### EXTRACTED MATERIAL
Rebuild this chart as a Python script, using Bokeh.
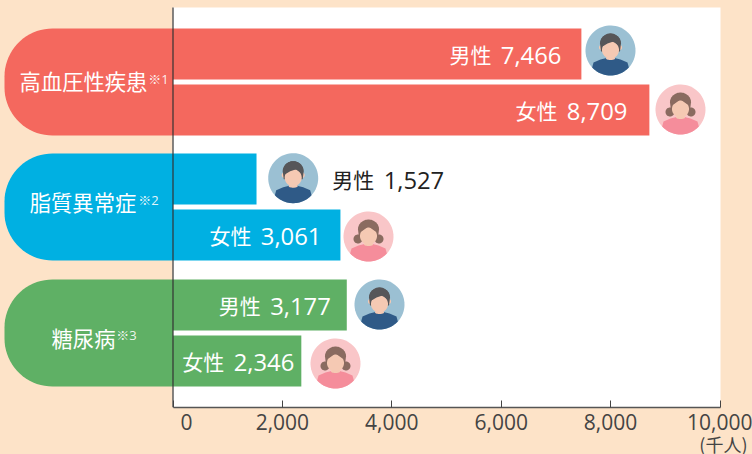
import numpy as np
from bokeh.core.properties import value
from bokeh.embed import file_html
from bokeh.models import LinearAxis, Range1d, FixedTicker, NumeralTickFormatter, Title
from bokeh.plotting import figure
from bokeh.resources import INLINE

categories = ["高血圧性疾患", "脂質異常症", "糖尿病"]
notes = ["※1", "※2", "※3"]
sexes = ["男性", "女性"]
male = [7466, 1527, 3177]
female = [8709, 3061, 2346]
ticks = [0, 2000, 4000, 6000, 8000, 10000]
unit_label = "(千人)"
colors = ["#F4685E", "#00B0E2", "#5FB065"]

PEACH = "#FDE3C8"
FONT = "Noto Sans CJK JP"
NUM = "Open Sans"
K = 0.0547
X0 = 172.5
W, H, AXIS_Y = 752, 454, 407


def dx(px):
    return (np.asarray(px, dtype=float) - X0) / K


p = figure(width=W, height=H, frame_width=W, frame_height=AXIS_Y,
           x_range=Range1d(float(dx(0)), float(dx(W))), y_range=Range1d(AXIS_Y, 0),
           x_axis_location=None, y_axis_location=None, toolbar_location=None,
           output_backend="svg", min_border_left=0, min_border_right=0,
           min_border_top=0, min_border_bottom=47)
p.grid.visible = False
p.outline_line_color = None
p.background_fill_color = PEACH
p.border_fill_color = PEACH

p.quad(left=[float(dx(172))], right=[float(dx(720))], top=[7], bottom=[AXIS_Y],
       fill_color="white", line_color=None)

# pills
PILL_TOPS = [28, 153, 279]
PILL_H = 107
R = 48
for top, c in zip(PILL_TOPS, colors):
    cy_up = top + R
    cy_lo = top + PILL_H - R
    ang1 = np.linspace(-np.pi / 2, -np.pi, 20)
    ang2 = np.linspace(np.pi, np.pi / 2, 20)
    xs = np.r_[X0, 4 + R + R * np.cos(ang1), 4 + R + R * np.cos(ang2), X0]
    ys = np.r_[top, cy_up + R * np.sin(ang1), cy_lo + R * np.sin(ang2), top + PILL_H]
    p.patch(dx(xs), ys, fill_color=c, line_color=None)

# bars
rows = []
for g in range(3):
    for s, vals in enumerate([male, female]):
        rows.append((g, s, vals[g]))
bar_h = 51
centers = [PILL_TOPS[g] + 25.5 + 56 * s for g, s, _ in rows]
vals = [v for _, _, v in rows]
p.hbar(y=centers, left=0, right=vals, height=bar_h,
       fill_color=[colors[g] for g, _, _ in rows], line_color=None)

# avatars
CX = [610, 680, 292.7, 368, 379, 335]
CY = [50, 109, 177.7, 236, 304, 363]


def avatar(cx, cy, female_fig):
    t = np.linspace(0, 2 * np.pi, 70)

    def blob(ox, oy, rx, ry, color):
        p.patch(dx(cx + ox + rx * np.cos(t)), cy + oy + ry * np.sin(t), fill_color=color, line_color=None)

    bg = "#F9C6C8" if female_fig else "#9BC0D3"
    shirt = "#F58D9B" if female_fig else "#2F5A87"
    hair = "#8A6B60" if female_fig else "#565659"
    skin = "#F5C9B3"
    blob(0, 0, 25, 25, bg)
    ang = np.linspace(np.arcsin(17 / 25), np.pi - np.arcsin(17 / 25), 30)
    sx = np.r_[25 * np.cos(ang), -17, -10, -4, 4, 10, 17]
    sy = np.r_[25 * np.sin(ang), 12, 9, 7.5, 7.5, 9, 12]
    p.patch(dx(cx + sx), cy + sy, fill_color=shirt, line_color=None)
    if female_fig:
        blob(-10.5, 2.5, 4.5, 4.5, hair)
        blob(10.5, 2.5, 4.5, 4.5, hair)
    p.quad(left=[float(dx(cx - 4))], right=[float(dx(cx + 4))], top=[cy], bottom=[cy + 8],
           fill_color=skin, line_color=None)
    blob(0, 8, 4.5, 1.5, skin)
    if not female_fig:
        blob(-9.5, -3, 2, 2.5, skin)
        blob(9.5, -3, 2, 2.5, skin)
    a2 = np.linspace(np.pi, 2 * np.pi, 30)
    hx = np.r_[10.5 * np.cos(a2), 9.5, -9.5]
    hy = np.r_[-7 + 10 * np.sin(a2), 1, 1]
    p.patch(dx(cx + hx), cy + hy, fill_color=hair, line_color=None)
    blob(0, -0.5, 8.5, 8.5, skin)
    if female_fig:
        fx = np.r_[10 * np.cos(a2), 7, 0, -7]
        fy = np.r_[-7 + 9 * np.sin(a2), -5, -10, -5]
    else:
        fx = np.r_[10 * np.cos(a2), 8, 3, -3, -8]
        fy = np.r_[-7 + 10 * np.sin(a2), -5, -9, -7, -4]
    p.patch(dx(cx + fx), cy + fy, fill_color=hair, line_color=None)


for (g, s, v), cx, cy in zip(rows, CX, CY):
    avatar(cx, cy, s == 1)

# value labels: sex label and number
sex_txt = [sexes[s] for _, s, _ in rows]
num_txt = [f"{v:,}" for v in vals]
offs = [-20, -22, 187.7, -19, -16, -7]
cols = ["#222222" if v < 2000 else "white" for v in vals]
p.text(x=vals, y=[c + 1.0 for c in centers], text=num_txt, x_offset=offs, text_align="right",
       text_baseline="middle", text_color=cols, text_font=value(NUM), text_font_size="23.8px")
p.text(x=vals, y=[c + 0.0 for c in centers], text=sex_txt, x_offset=[o - 70 for o in offs], text_align="right",
       text_baseline="middle", text_color=cols, text_font=value(FONT), text_font_size="21px")

# category labels
LAB_X = [83, 82.5, 83]
LAB_Y = [80, 201, 337]
NOTE_X = [158, 148, 126]
NOTE_Y = [78, 199, 334]
p.text(x=dx(LAB_X), y=LAB_Y, text=categories, text_align="center", text_baseline="middle",
       text_color="white", text_font=value(FONT), text_font_size="21.3px")
p.text(x=dx(NOTE_X), y=NOTE_Y, text=notes, text_align="center", text_baseline="middle",
       text_color="white", text_alpha=0.9, text_font=value(NUM + ", " + FONT), text_font_size="13px")

# vertical baseline
p.segment(x0=[0], x1=[0], y0=[7], y1=[AXIS_Y], line_color="#333333", line_width=1.2)

axis = LinearAxis(ticker=FixedTicker(ticks=ticks), bounds=(0, ticks[-1]),
                  formatter=NumeralTickFormatter(format="0,0"))
axis.major_label_overrides = {0: "\u00a0" * 5 + "0"}
axis.axis_line_color = "#555555"
axis.axis_line_width = 1.5
axis.major_tick_line_color = "#444444"
axis.major_tick_in = 7
axis.major_tick_out = 0
axis.minor_tick_line_color = None
axis.major_label_standoff = 0
axis.major_label_text_font = NUM
axis.major_label_text_font_size = "21px"
axis.major_label_text_color = "#444444"
p.add_layout(axis, "below")

p.add_layout(Title(text=unit_label, align="right", offset=5, standoff=-19, text_font=FONT,
                   text_font_style="normal", text_font_size="18px", text_color="#444444"), "below")

template = """{% block preamble %}<style>html,body{margin:0;padding:0;background:#FDE3C8;overflow:hidden}</style>{% endblock %}
"""
open("out.html", "w").write(file_html(p, INLINE, template=template))
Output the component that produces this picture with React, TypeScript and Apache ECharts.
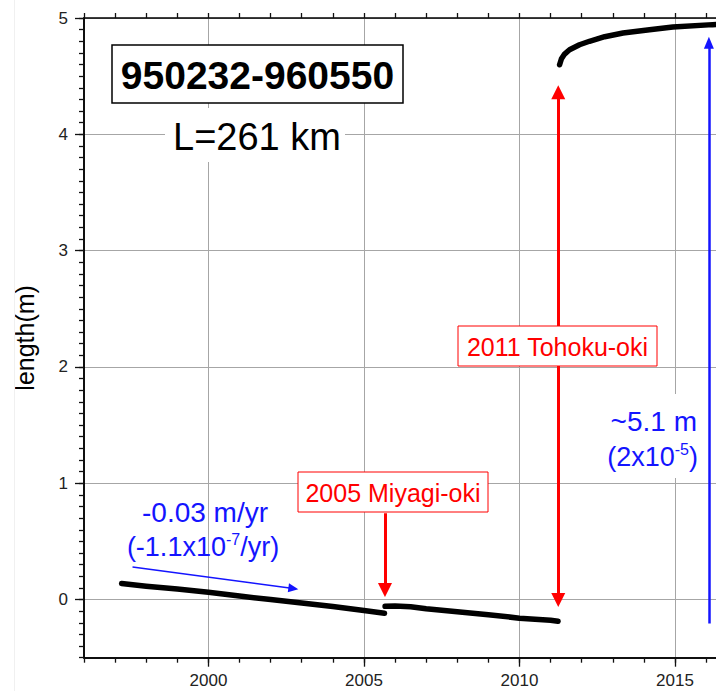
import React, { useEffect, useRef } from "react";
import * as echarts from "echarts";

// Baseline length time series (decimal year, metres)
const beforeMiyagi: [number, number][] = [
  [1997.21, 0.138], [1998.0, 0.115], [1999.0, 0.09], [2000.0, 0.062],
  [2001.0, 0.03], [2002.0, 0.0], [2003.0, -0.03], [2004.0, -0.06],
  [2005.0, -0.095], [2005.66, -0.118],
];
const betweenQuakes: [number, number][] = [
  [2005.68, -0.058], [2006.0, -0.055], [2006.5, -0.062], [2007.0, -0.08],
  [2008.0, -0.105], [2009.0, -0.13], [2010.0, -0.16], [2011.0, -0.178],
  [2011.24, -0.187],
];
const afterTohoku: [number, number][] = [
  [2011.29, 4.598], [2011.35, 4.65], [2011.45, 4.69], [2011.61, 4.727],
  [2011.93, 4.77], [2012.25, 4.8], [2012.74, 4.839], [2013.33, 4.871],
  [2014.18, 4.899], [2014.93, 4.922], [2016.21, 4.943], [2016.6, 4.946],
];

const xMajorTicks = [2000, 2005, 2010, 2015];
const yMajorTicks = [0, 1, 2, 3, 4, 5];

// Arrow end points (decimal year, metres)
const miyagiArrow: [number, number][] = [[2005.676, 0.742], [2005.676, 0.082]];
const tohokuArrow: [number, number][] = [[2011.247, 4.362], [2011.247, -0.004]];
const coseismicArrow: [number, number][] = [[2016.09, -0.206], [2016.09, 4.787]];
const trendArrow: [number, number][] = [[1997.56, 0.28], [2002.73, 0.095]];

const FONT = '"Liberation Sans", Arial, Helvetica, sans-serif';
const RED = "#ff0000";
const BLUE = "#1414ff";

export default function App() {
  const ref = useRef<HTMLDivElement>(null);
  useEffect(() => {
    const chart = echarts.init(ref.current!, null, { renderer: "svg" });
    const lineSeries = (data: [number, number][]) => ({
      type: "line",
      data,
      showSymbol: false,
      symbol: "none",
      silent: true,
      lineStyle: { color: "#000", width: 5.5, cap: "round", join: "round" },
      z: 5,
    });
    const arrowSeries = (lines: any[], color: string, width: number, size: number[]) => ({
      type: "line",
      data: [],
      silent: true,
      markLine: {
        silent: true,
        symbolSize: size,
        label: { show: false },
        lineStyle: { color, width, type: "solid" },
        emphasis: { disabled: true },
        data: lines,
      },
      z: 6,
    });
    const text = (x: number, y: number, style: any) => ({
      type: "text",
      z: 101,
      x,
      y,
      silent: true,
      style: { fontFamily: FONT, verticalAlign: "middle", ...style },
    });
    const rect = (x: number, y: number, width: number, height: number, style: any) => ({
      type: "rect",
      z: 100,
      silent: true,
      shape: { x, y, width, height },
      style,
    });
    const sup = {
      a: { fontSize: 27, fontFamily: FONT, fill: BLUE, lineHeight: 32 },
      s: { fontSize: 16, fontFamily: FONT, fill: BLUE, lineHeight: 16, verticalAlign: "top" },
    };
    chart.setOption({
      animation: false,
      textStyle: { fontFamily: FONT },
      grid: { left: 84, top: 18, width: 653.2, height: 639.7 },
      xAxis: [
        {
          type: "value", min: 1996, max: 2017, interval: 1, position: "bottom",
          axisLine: { show: true, onZero: false, lineStyle: { color: "#000", width: 1.5 } },
          axisTick: { show: true, length: 5, lineStyle: { color: "#111", width: 1.3 } },
          axisLabel: { show: false },
          splitLine: { show: false },
        },
        {
          type: "value", min: 1996, max: 2017, position: "bottom",
          axisLine: { show: true, onZero: false, lineStyle: { color: "#000", width: 1.5 } },
          axisTick: { show: true, length: 9, customValues: xMajorTicks, lineStyle: { color: "#111", width: 1.3 } },
          axisLabel: {
            show: true,
            customValues: xMajorTicks,
            formatter: (v: number) => String(v),
            fontSize: 17,
            color: "#222",
            margin: 14,
            fontFamily: FONT,
          },
          splitLine: { show: true, lineStyle: { color: "#a6a6a6", width: 1 } },
        },
        {
          type: "value", min: 1996, max: 2017, interval: 1, position: "top",
          axisLine: { show: true, onZero: false, lineStyle: { color: "#000", width: 1.5 } },
          axisTick: { show: true, length: 5, lineStyle: { color: "#111", width: 1.3 } },
          axisLabel: { show: false },
          splitLine: { show: false },
        },
      ],
      yAxis: [
        {
          type: "value", min: -0.5, max: 5, interval: 0.1, position: "left",
          axisLine: { show: true, onZero: false, lineStyle: { color: "#000", width: 1.5 } },
          axisTick: { show: true, length: 5, lineStyle: { color: "#111", width: 1.3 } },
          axisLabel: { show: false },
          splitLine: { show: false },
        },
        {
          type: "value", min: -0.5, max: 5, position: "left",
          axisLine: { show: true, onZero: false, lineStyle: { color: "#000", width: 1.5 } },
          axisTick: { show: true, length: 9, customValues: yMajorTicks, lineStyle: { color: "#111", width: 1.3 } },
          axisLabel: {
            show: true,
            customValues: yMajorTicks,
            formatter: (v: number) => String(v),
            fontSize: 17,
            color: "#222",
            margin: 16,
            fontFamily: FONT,
          },
          splitLine: { show: true, lineStyle: { color: "#a6a6a6", width: 1 } },
          name: "length(m)",
          nameLocation: "middle",
          nameGap: 47,
          nameTextStyle: { fontSize: 25, color: "#000", fontFamily: FONT },
        },
      ],
      series: [
        lineSeries(beforeMiyagi),
        lineSeries(betweenQuakes),
        lineSeries(afterTohoku),
        arrowSeries(
          [
            [{ coord: miyagiArrow[0], symbol: "none" }, { coord: miyagiArrow[1], symbol: "triangle" }],
            [{ coord: tohokuArrow[0], symbol: "triangle" }, { coord: tohokuArrow[1], symbol: "triangle" }],
          ],
          RED,
          3,
          [14, 14]
        ),
        arrowSeries(
          [[{ coord: coseismicArrow[0], symbol: "none" }, { coord: coseismicArrow[1], symbol: "triangle" }]],
          BLUE,
          2.5,
          [10, 12]
        ),
        arrowSeries(
          [[{ coord: trendArrow[0], symbol: "none" }, { coord: trendArrow[1], symbol: "triangle" }]],
          BLUE,
          1.5,
          [9, 10]
        ),
      ],
      graphic: [
        {
          type: "line",
          z: 100,
          silent: true,
          shape: { x1: 14.5, y1: 0, x2: 14.5, y2: 691 },
          style: { stroke: "#f0f0f0", lineWidth: 1 },
        },
        rect(112, 45, 291, 58, { fill: "#fff", stroke: "#000", lineWidth: 1.5 }),
        text(257.5, 75, {
          text: "950232-960550",
          fontSize: 39,
          fontWeight: "bold",
          fill: "#000",
          align: "center",
        }),
        rect(165, 108, 180, 54, { fill: "#fff" }),
        text(257, 137, { text: "L=261 km", fontSize: 38, fill: "#000", align: "center" }),
        text(205, 512, { text: "-0.03 m/yr", fontSize: 28, fill: BLUE, align: "center" }),
        text(203, 547, { text: "{a|(-1.1x10}{s|-7}{a|/yr)}", fill: BLUE, align: "center", rich: sup }),
        rect(298, 472, 190, 40, { fill: "#fff", stroke: RED, lineWidth: 1 }),
        text(393, 493, { text: "2005 Miyagi-oki", fontSize: 25, fill: RED, align: "center" }),
        rect(458, 326, 199, 40, { fill: "#fff", stroke: RED, lineWidth: 1 }),
        text(557.5, 347, { text: "2011 Tohoku-oki", fontSize: 25, fill: RED, align: "center" }),
        rect(598, 394, 104, 84, { fill: "#fff" }),
        text(697, 421, { text: "~5.1 m", fontSize: 28, fill: BLUE, align: "right" }),
        text(698, 457, { text: "{a|(2x10}{s|-5}{a|)}", fill: BLUE, align: "right", rich: sup }),
      ],
    });
    return () => chart.dispose();
  }, []);
  return (
    <div
      style={{
        position: "fixed",
        left: 0,
        top: 0,
        width: 716,
        height: 691,
        overflow: "hidden",
        background: "#fff",
      }}
    >
      <div ref={ref} style={{ width: 745, height: 691 }} />
    </div>
  );
}
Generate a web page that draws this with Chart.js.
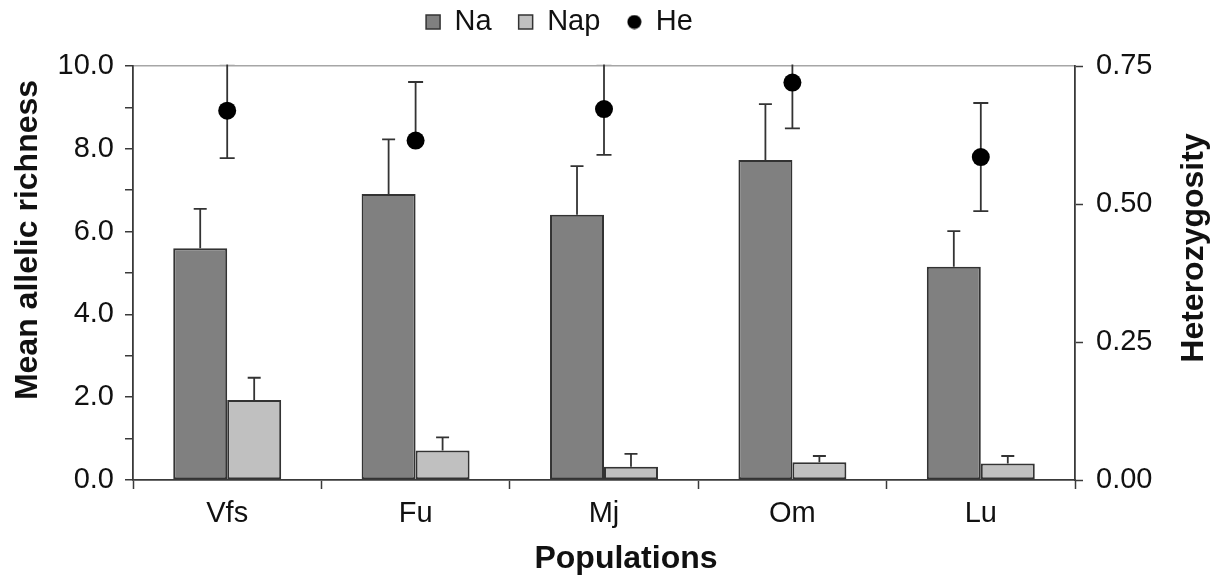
######
What lines above run from the one with "Output the component" to the one with "import * as"? Give them again exactly, ends included, and leave the pictures out.

FULL RESPONSE:
Output the component that produces this picture with React, TypeScript and Apache ECharts.
import React, { useEffect, useRef } from "react";
import * as echarts from "echarts";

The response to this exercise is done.